People generally differentiate between facts and opinions -- as the saying goes, you can have your own opinions, but not your own facts. But in the case of deniers, there are facts, opinions, and lies. In 2000, when I was on trial in London for libel, having been sued by David Irving -- then one of the world's leading Holocaust deniers -- for having called him a denier in one of my books, my defense team tracked all of his "proofs" back to their sources and found that imbedded in each of his historical claims was a falsification, invention, distortion, change of date, or some other form of untruth. Once these lies were exposed, his arguments collapsed.
Holocaust denial is not about history. A form of antisemitism, it's about attacking, discrediting, and demonizing Jews. The deniers' claims -- that the Jews planted evidence, got German prisoners of war to falsely admit to crimes, and forced post-war Germany to shoulder a tremendous financial and moral burden -- are predicated on the notion of the mythical power of the Jews, which was extensive enough to realize this vast conspiracy. These assertions rely on classic antisemitic tropes, some of which are over 2,000 years old.

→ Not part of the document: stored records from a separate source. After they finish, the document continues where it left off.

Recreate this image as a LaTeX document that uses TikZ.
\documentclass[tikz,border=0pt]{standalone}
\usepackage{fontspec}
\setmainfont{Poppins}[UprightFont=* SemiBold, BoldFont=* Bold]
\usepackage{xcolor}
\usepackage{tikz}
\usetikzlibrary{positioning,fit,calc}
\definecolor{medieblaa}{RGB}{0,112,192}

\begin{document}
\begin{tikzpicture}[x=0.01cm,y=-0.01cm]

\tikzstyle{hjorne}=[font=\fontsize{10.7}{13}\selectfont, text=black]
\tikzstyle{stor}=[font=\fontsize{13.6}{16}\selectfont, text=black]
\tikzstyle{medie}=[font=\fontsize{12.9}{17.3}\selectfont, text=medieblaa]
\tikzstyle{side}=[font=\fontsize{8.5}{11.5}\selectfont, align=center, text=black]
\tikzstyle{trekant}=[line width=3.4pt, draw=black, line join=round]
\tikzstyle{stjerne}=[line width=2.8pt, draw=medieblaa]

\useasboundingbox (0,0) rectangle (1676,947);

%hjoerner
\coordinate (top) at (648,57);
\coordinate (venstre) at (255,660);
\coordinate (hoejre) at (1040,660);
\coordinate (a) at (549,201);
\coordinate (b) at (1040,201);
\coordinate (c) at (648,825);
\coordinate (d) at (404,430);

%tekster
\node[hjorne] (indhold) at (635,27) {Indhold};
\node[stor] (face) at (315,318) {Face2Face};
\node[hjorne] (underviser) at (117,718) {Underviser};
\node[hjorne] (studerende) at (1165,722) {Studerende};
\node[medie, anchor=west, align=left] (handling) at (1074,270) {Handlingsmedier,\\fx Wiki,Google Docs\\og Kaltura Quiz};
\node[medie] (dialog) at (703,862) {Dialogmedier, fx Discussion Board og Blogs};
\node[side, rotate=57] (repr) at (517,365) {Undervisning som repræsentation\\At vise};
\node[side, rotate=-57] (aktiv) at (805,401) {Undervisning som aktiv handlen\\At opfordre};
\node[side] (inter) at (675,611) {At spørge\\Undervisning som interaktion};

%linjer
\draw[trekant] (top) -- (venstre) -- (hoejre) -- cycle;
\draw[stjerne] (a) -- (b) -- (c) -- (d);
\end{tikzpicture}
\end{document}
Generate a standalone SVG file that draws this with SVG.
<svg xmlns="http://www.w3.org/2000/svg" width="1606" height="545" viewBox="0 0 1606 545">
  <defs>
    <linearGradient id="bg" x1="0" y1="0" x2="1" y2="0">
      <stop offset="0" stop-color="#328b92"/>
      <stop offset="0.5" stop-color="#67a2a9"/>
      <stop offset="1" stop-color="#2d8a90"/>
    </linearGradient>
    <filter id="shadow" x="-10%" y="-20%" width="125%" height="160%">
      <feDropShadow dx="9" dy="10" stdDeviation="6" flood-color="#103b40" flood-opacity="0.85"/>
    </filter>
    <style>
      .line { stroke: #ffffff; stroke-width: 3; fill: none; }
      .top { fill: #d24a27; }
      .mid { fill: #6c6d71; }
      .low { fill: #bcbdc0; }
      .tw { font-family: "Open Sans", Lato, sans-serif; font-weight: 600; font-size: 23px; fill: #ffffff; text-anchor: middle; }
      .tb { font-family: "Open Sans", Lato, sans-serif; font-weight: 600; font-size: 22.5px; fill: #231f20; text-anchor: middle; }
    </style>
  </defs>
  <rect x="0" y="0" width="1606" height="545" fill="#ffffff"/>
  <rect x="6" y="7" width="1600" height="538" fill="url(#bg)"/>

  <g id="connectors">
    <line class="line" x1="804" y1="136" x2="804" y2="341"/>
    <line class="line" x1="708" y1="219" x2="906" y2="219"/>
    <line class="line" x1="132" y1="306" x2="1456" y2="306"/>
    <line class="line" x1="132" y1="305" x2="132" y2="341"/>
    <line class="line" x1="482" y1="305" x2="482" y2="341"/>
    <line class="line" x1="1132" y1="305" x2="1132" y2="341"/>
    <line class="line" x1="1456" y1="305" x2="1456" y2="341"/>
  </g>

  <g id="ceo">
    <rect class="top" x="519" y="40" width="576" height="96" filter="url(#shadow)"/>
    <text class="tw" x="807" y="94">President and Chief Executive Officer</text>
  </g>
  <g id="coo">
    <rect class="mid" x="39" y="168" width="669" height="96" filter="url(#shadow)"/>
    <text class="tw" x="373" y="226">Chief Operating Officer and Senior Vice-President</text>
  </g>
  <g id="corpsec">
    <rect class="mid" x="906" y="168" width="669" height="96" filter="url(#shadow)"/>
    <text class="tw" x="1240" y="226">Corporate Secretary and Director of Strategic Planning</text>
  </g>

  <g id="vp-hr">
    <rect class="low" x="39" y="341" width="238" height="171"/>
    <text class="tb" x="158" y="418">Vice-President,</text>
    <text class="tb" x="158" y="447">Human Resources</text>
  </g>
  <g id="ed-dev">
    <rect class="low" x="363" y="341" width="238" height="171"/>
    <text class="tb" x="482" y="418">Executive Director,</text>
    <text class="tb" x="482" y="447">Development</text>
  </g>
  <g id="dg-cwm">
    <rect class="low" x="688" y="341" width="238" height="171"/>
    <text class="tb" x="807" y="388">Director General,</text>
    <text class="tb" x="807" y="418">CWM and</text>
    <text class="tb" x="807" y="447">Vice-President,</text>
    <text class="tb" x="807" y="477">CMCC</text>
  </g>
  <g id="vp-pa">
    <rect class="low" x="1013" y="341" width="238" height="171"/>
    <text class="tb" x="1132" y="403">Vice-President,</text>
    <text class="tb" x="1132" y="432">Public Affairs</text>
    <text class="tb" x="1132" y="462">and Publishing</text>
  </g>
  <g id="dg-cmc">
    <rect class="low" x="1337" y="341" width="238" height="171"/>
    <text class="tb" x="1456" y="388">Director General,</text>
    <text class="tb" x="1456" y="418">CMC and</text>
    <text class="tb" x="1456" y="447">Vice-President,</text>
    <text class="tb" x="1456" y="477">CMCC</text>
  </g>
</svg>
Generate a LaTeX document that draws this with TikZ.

Deniers, who today clearly feel more emboldened than ever before, are not the equivalents of flat-earth theorists, nor are they just plain loonies. As a person who created and provides a platform for the dissemination of information on an awesome scale, Zuckerberg must recognize that theirs is not a cognitive error or a regrettable misinterpretation or failure in judgment that can be rectified by showing them documentation or evidence. They are white supremacists and antisemites. Their agenda is to reinforce and spread the very hatred that produced the Holocaust.